CFIA now has evidence that the regulated egg producers are confirmed at having up to 11% defects (ie. dirty, cracked, expired, under sized, etc.) in their egg cartons delivered to retail stores. The defects were alleged by other egg producers to have been purposefully done so as to punish competitive egg producers, or to obtain extra profits. I wonder if HC included this risk in their calculations? Can they still say that small flockers are more risky?
Even then, I'm not sure HC is talking about small flockers in the above paragraph. Who else could they be speaking about, these "sources outside the regulated sector". If that isn't small flockers that HC is speaking about, then exactly who do they refer to indirectly?
In Section 8.3 HC's draft Guideline refers to the use of ungraded eggs in food service establishments in British Columbia that may have caused illnesses in 2007 - 2010. They also refer to an non-regulated egg producer who sold dirty eggs to a food service establishment. That food service establishment had poor food handling techniques, and didn't refrigerate the dirty eggs between when they were delivered, and when they were prepared and served; resulting in 91 illnesses.
It would seem that both regulated and non-regulated egg producers could supply Salmonella contaminated eggs. This risk can be compounded by dirty, cracked, and unrefrigerated eggs. Either way, it puts consumers at risk. Then why does HC say small flockers and farm gate eggs are exempt from the new Guidelines? I believe it is a matter of degree of risk from these two different egg sources. I also believe there are different expectations by consumers for these two different sources.
My email response to Health Canada's current position on the alleged small flock table egg exemption was as follows:
"Thanks for the detailed response.I wouldn't rush out to make a major investment in small flock egg sales at the farm gate based on this preliminary and non-verified response. Perhaps it was a typo by HC. Perhaps it's a cruel joke to jerk our chain.

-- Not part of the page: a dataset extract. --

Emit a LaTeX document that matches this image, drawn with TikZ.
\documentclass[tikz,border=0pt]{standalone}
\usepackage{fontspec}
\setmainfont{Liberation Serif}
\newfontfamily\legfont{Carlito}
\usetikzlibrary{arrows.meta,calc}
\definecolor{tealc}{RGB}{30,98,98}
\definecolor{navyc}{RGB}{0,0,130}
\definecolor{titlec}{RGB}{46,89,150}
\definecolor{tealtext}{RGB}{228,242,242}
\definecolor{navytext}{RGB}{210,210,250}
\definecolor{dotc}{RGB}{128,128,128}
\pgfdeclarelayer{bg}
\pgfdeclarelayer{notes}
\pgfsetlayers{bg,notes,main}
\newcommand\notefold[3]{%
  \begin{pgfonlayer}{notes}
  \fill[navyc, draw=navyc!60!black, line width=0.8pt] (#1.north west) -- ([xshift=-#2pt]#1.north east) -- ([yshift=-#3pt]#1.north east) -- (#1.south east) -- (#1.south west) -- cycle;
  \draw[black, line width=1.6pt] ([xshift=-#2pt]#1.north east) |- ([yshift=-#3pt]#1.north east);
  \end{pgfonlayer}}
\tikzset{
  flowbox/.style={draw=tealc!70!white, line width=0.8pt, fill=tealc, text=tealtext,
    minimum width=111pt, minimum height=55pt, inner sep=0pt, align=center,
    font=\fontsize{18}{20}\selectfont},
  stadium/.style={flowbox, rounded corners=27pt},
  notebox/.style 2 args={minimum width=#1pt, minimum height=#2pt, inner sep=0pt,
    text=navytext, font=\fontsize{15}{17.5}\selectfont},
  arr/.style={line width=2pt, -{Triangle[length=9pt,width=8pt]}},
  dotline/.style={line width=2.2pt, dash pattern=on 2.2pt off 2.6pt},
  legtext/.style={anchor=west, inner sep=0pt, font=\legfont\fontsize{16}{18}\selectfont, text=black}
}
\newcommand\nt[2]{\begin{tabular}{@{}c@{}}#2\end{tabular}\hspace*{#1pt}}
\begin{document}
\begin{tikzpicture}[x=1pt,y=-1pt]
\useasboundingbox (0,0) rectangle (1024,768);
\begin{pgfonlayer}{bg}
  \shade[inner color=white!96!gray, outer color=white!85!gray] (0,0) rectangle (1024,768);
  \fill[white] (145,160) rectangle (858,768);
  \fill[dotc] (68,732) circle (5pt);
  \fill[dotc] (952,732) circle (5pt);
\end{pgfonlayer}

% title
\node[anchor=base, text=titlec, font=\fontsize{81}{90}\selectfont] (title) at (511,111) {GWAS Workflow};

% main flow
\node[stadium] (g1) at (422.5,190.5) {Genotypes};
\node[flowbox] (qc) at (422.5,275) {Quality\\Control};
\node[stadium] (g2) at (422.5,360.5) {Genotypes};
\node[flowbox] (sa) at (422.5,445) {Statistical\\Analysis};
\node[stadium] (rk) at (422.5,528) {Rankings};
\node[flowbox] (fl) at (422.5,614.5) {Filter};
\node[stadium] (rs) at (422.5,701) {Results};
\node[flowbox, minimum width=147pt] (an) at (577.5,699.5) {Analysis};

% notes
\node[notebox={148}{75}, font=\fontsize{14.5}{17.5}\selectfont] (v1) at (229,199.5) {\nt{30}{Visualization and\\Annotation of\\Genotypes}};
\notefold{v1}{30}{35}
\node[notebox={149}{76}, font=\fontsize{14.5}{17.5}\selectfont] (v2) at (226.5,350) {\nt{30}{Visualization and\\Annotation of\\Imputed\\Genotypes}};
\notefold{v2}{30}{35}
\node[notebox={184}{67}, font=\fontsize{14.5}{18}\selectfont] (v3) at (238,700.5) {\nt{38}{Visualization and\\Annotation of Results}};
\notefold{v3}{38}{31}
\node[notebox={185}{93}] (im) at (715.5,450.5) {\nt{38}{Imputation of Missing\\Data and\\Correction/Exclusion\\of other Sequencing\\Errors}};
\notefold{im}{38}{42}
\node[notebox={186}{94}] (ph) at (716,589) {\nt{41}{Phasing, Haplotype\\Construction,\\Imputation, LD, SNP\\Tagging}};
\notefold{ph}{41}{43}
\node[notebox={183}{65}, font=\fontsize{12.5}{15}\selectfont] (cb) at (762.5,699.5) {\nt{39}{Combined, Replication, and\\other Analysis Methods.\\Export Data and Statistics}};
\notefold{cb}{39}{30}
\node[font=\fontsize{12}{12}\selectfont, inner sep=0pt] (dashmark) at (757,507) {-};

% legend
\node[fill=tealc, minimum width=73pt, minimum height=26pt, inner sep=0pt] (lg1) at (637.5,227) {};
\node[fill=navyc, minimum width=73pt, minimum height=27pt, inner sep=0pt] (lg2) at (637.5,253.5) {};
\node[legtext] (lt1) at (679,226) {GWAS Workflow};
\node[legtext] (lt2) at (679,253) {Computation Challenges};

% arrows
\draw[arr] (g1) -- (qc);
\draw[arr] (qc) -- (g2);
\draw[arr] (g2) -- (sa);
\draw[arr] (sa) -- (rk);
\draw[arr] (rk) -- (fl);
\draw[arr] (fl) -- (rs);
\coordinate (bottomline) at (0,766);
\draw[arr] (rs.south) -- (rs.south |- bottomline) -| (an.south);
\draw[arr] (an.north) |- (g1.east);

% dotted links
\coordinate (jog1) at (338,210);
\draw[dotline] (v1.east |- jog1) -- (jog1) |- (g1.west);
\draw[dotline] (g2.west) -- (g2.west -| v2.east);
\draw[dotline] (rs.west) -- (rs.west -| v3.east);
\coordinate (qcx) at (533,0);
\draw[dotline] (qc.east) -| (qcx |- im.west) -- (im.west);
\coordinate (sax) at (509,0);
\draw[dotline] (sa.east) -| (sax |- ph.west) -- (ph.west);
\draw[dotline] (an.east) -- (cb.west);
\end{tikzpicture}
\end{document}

I understand that HC excludes the sale and consumption of ungraded farm gate egg sales from your "table egg" definition. That is hard to understand, as I see no justification for that, neither in the definition nor the report. Please explain this exemption in the greatest detail possible.
For example, how does HC compare and contrast the sale of ungraded eggs at the farm gate to consumers ( eg. non-resident family members, neighbours, community members, etc.), or sale at Farmers Markets, or the sale to local convenience store who sells them to the public, or a roadside stand on the highway near but not on the farmer's farm?
Am I and other small flockers able to sufficiently rely upon the statements you make on behalf of HC, sufficient to avoid subsequent regulatory action for following your advice and statements? In other words, what is your authority and expertise on these issues?
The other issues and comments may be moot based on the final definitive answer to the above statement."
Hopefully Health Canada will soon clarify and justify this secret or mysterious position of exempting small flock egg sales at the farm gate.